/---

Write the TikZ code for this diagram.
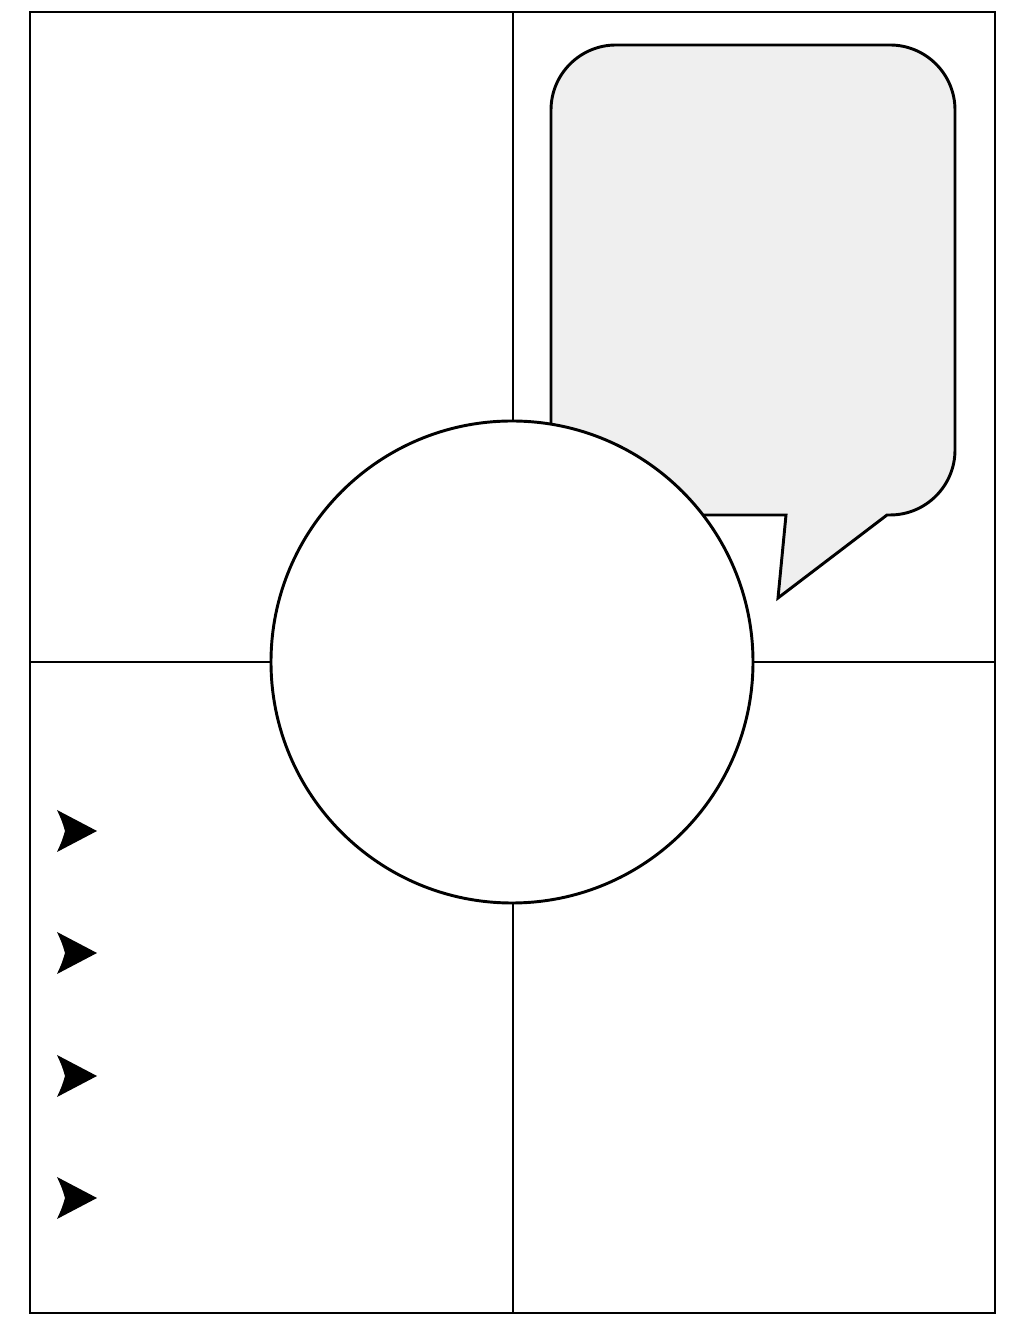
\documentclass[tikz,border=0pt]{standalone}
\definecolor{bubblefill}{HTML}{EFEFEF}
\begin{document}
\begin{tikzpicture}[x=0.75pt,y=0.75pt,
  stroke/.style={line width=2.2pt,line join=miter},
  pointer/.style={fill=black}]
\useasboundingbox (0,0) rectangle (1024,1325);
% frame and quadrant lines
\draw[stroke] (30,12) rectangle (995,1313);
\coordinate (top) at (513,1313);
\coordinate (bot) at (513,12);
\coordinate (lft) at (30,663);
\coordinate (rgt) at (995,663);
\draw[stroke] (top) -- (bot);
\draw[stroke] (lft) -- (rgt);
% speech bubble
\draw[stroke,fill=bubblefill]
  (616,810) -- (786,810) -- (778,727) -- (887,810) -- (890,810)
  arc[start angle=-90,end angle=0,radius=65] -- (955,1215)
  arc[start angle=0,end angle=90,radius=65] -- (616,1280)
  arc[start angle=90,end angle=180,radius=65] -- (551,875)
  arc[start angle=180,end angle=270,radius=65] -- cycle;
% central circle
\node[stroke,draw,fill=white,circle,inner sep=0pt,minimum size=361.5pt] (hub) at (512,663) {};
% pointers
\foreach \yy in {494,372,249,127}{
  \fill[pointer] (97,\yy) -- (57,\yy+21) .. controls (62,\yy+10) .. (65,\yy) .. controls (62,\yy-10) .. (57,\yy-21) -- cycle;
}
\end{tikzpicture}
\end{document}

\---

Go through the listing above and write it all out exactly, leaving out any picture.

* [Answer below]:
Write the TikZ code for this diagram.
\documentclass[tikz,border=0pt]{standalone}
\definecolor{bubblefill}{HTML}{EFEFEF}
\begin{document}
\begin{tikzpicture}[x=0.75pt,y=0.75pt,
  stroke/.style={line width=2.2pt,line join=miter},
  pointer/.style={fill=black}]
\useasboundingbox (0,0) rectangle (1024,1325);
% frame and quadrant lines
\draw[stroke] (30,12) rectangle (995,1313);
\coordinate (top) at (513,1313);
\coordinate (bot) at (513,12);
\coordinate (lft) at (30,663);
\coordinate (rgt) at (995,663);
\draw[stroke] (top) -- (bot);
\draw[stroke] (lft) -- (rgt);
% speech bubble
\draw[stroke,fill=bubblefill]
  (616,810) -- (786,810) -- (778,727) -- (887,810) -- (890,810)
  arc[start angle=-90,end angle=0,radius=65] -- (955,1215)
  arc[start angle=0,end angle=90,radius=65] -- (616,1280)
  arc[start angle=90,end angle=180,radius=65] -- (551,875)
  arc[start angle=180,end angle=270,radius=65] -- cycle;
% central circle
\node[stroke,draw,fill=white,circle,inner sep=0pt,minimum size=361.5pt] (hub) at (512,663) {};
% pointers
\foreach \yy in {494,372,249,127}{
  \fill[pointer] (97,\yy) -- (57,\yy+21) .. controls (62,\yy+10) .. (65,\yy) .. controls (62,\yy-10) .. (57,\yy-21) -- cycle;
}
\end{tikzpicture}
\end{document}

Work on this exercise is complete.